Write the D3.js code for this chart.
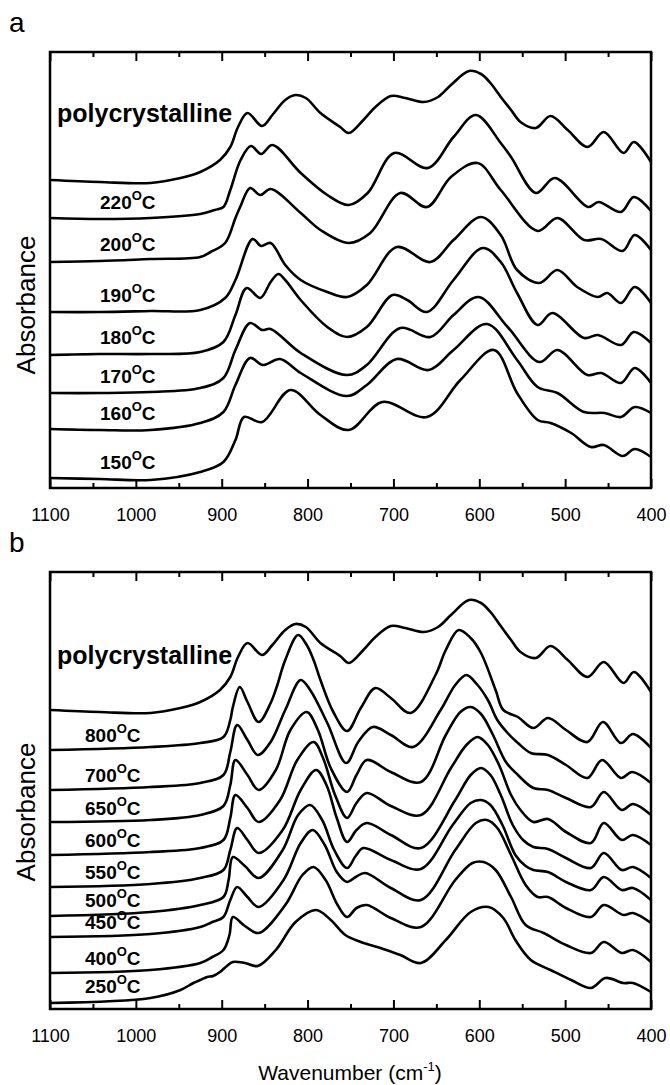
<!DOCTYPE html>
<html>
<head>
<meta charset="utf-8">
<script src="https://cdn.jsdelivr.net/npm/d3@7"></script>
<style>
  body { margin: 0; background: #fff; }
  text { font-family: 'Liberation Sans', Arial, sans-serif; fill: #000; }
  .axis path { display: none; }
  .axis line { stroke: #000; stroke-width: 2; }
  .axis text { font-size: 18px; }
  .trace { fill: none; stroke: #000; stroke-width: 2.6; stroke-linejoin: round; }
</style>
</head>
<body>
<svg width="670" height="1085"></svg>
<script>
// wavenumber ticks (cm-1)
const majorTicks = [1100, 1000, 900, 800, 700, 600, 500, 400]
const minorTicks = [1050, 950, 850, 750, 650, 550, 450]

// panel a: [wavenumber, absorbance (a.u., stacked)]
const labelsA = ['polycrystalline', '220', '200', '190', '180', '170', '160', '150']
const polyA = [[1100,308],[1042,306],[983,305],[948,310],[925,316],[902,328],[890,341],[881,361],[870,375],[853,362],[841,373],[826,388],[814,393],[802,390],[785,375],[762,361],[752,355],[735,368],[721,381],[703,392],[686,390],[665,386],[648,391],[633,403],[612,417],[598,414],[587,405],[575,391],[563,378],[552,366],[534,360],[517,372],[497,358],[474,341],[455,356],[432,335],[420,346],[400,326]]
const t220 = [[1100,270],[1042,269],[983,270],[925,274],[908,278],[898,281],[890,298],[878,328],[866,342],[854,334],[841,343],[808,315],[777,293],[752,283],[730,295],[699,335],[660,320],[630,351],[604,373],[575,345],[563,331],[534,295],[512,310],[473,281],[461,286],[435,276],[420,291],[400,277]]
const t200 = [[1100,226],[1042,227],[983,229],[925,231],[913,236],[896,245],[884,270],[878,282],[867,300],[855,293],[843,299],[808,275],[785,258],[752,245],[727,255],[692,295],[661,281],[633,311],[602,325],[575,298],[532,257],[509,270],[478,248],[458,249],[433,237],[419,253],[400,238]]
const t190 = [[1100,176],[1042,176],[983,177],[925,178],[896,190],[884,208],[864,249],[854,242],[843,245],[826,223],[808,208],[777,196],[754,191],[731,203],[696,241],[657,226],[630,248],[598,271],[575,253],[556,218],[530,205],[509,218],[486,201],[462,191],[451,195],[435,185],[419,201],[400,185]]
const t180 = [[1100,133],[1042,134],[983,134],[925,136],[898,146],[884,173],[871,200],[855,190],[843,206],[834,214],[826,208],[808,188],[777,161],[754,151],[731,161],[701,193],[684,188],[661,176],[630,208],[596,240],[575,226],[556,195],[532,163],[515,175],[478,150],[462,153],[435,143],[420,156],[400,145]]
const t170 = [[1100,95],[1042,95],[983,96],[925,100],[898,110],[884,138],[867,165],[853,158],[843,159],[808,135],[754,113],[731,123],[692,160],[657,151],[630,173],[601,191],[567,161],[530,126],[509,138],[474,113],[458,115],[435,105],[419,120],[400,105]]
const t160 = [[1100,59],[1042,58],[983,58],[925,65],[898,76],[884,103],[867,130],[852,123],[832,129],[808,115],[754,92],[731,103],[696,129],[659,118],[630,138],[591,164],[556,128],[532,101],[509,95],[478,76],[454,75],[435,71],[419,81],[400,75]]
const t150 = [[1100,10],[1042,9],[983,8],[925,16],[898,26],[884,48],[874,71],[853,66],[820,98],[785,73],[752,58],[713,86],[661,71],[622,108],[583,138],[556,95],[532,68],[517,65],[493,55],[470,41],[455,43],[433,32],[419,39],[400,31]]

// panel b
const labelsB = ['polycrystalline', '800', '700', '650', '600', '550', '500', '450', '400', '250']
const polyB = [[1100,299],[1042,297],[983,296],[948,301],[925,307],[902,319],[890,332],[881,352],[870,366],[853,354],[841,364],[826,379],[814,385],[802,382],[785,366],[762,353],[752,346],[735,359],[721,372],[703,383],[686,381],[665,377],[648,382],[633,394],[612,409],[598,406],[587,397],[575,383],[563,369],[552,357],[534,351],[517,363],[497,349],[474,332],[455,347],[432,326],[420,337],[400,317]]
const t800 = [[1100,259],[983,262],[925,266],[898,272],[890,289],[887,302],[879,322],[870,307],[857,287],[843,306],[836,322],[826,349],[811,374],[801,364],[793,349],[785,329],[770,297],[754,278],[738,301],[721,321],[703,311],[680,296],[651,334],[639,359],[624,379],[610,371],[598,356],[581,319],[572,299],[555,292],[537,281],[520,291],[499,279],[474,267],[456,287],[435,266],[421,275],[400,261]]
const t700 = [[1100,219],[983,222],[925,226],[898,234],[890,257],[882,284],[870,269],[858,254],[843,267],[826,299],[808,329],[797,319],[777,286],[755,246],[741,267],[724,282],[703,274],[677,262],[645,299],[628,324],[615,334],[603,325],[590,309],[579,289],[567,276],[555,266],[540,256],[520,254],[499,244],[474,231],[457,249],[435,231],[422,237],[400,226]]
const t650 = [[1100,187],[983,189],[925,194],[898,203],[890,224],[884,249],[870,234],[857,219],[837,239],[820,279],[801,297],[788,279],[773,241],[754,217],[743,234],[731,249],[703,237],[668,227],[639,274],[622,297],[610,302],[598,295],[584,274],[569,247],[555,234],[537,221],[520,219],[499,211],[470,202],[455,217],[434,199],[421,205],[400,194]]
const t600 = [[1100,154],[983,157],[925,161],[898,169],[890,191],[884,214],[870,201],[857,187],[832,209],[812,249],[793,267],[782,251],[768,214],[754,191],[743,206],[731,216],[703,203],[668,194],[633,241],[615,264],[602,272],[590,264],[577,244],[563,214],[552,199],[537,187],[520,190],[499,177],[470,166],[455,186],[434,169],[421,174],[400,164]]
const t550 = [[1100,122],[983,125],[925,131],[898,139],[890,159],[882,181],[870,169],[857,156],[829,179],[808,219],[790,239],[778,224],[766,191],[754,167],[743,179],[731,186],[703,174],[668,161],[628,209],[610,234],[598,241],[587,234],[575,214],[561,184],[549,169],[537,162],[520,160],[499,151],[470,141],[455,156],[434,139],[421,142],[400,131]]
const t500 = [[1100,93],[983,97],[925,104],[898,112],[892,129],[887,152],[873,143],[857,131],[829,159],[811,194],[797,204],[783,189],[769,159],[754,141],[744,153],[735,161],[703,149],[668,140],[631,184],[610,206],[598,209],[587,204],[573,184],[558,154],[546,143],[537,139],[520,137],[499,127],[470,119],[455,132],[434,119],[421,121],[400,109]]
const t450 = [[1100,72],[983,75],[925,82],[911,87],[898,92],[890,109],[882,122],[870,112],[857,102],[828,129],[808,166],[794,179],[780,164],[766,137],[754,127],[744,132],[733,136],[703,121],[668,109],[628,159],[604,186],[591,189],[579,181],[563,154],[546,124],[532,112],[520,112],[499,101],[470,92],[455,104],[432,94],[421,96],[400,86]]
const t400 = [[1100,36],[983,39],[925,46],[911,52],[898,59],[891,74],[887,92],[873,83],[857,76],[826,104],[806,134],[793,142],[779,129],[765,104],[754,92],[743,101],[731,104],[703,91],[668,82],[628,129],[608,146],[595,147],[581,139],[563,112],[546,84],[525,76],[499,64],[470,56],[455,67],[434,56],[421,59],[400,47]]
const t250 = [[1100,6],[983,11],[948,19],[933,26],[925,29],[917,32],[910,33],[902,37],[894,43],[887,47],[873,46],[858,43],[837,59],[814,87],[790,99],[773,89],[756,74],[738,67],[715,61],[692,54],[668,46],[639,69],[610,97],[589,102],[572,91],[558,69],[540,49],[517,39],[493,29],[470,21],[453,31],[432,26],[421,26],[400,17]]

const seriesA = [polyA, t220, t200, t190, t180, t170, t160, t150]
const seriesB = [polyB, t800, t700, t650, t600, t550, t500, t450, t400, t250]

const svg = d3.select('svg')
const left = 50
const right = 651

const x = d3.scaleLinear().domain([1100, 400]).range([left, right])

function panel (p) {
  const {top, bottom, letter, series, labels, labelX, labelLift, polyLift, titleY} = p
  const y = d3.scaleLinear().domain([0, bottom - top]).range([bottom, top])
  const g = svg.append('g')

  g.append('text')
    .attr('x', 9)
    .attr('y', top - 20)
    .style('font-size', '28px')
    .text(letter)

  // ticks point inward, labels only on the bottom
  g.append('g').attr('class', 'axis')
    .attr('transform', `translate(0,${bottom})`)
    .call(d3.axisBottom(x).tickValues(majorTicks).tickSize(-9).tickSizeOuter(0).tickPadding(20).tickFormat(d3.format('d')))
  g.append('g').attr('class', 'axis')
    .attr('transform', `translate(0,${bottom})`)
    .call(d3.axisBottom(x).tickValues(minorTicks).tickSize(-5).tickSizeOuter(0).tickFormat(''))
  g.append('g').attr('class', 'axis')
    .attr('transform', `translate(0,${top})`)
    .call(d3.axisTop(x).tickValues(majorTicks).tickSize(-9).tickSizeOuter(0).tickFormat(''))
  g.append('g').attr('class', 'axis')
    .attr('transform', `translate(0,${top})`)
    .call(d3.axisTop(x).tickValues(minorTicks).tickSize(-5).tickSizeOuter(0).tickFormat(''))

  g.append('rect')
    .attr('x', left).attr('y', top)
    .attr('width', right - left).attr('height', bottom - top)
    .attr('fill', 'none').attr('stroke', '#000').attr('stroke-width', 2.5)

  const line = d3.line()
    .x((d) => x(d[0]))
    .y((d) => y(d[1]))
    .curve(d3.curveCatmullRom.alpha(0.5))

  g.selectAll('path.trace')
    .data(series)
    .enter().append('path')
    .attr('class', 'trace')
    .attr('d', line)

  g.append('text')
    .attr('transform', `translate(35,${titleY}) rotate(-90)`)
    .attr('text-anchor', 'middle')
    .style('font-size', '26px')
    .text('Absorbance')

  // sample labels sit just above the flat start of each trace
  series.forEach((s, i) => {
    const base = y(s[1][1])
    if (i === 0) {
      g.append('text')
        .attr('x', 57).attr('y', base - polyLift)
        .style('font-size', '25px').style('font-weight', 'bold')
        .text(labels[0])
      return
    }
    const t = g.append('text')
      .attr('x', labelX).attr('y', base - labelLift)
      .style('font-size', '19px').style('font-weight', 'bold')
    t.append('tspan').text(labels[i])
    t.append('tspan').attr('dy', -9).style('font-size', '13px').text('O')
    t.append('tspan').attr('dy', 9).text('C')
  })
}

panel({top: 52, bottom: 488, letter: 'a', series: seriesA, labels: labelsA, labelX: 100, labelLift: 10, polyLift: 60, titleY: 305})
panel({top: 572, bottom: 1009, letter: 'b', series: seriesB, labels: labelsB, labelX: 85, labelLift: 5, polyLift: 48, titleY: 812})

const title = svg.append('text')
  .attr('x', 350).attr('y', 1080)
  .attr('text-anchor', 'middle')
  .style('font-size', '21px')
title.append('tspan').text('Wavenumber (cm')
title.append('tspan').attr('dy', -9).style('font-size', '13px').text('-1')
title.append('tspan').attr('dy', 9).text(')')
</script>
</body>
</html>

####################

Leave out the pictures, then repeat the listing above exactly from its first line to the line with "const minorTicks = [1050, 950, 850, 750, 650, 550, 450]", inclusive.

Result of this exercise:
Write the D3.js code for this chart.
<!DOCTYPE html>
<html>
<head>
<meta charset="utf-8">
<script src="https://cdn.jsdelivr.net/npm/d3@7"></script>
<style>
  body { margin: 0; background: #fff; }
  text { font-family: 'Liberation Sans', Arial, sans-serif; fill: #000; }
  .axis path { display: none; }
  .axis line { stroke: #000; stroke-width: 2; }
  .axis text { font-size: 18px; }
  .trace { fill: none; stroke: #000; stroke-width: 2.6; stroke-linejoin: round; }
</style>
</head>
<body>
<svg width="670" height="1085"></svg>
<script>
// wavenumber ticks (cm-1)
const majorTicks = [1100, 1000, 900, 800, 700, 600, 500, 400]
const minorTicks = [1050, 950, 850, 750, 650, 550, 450]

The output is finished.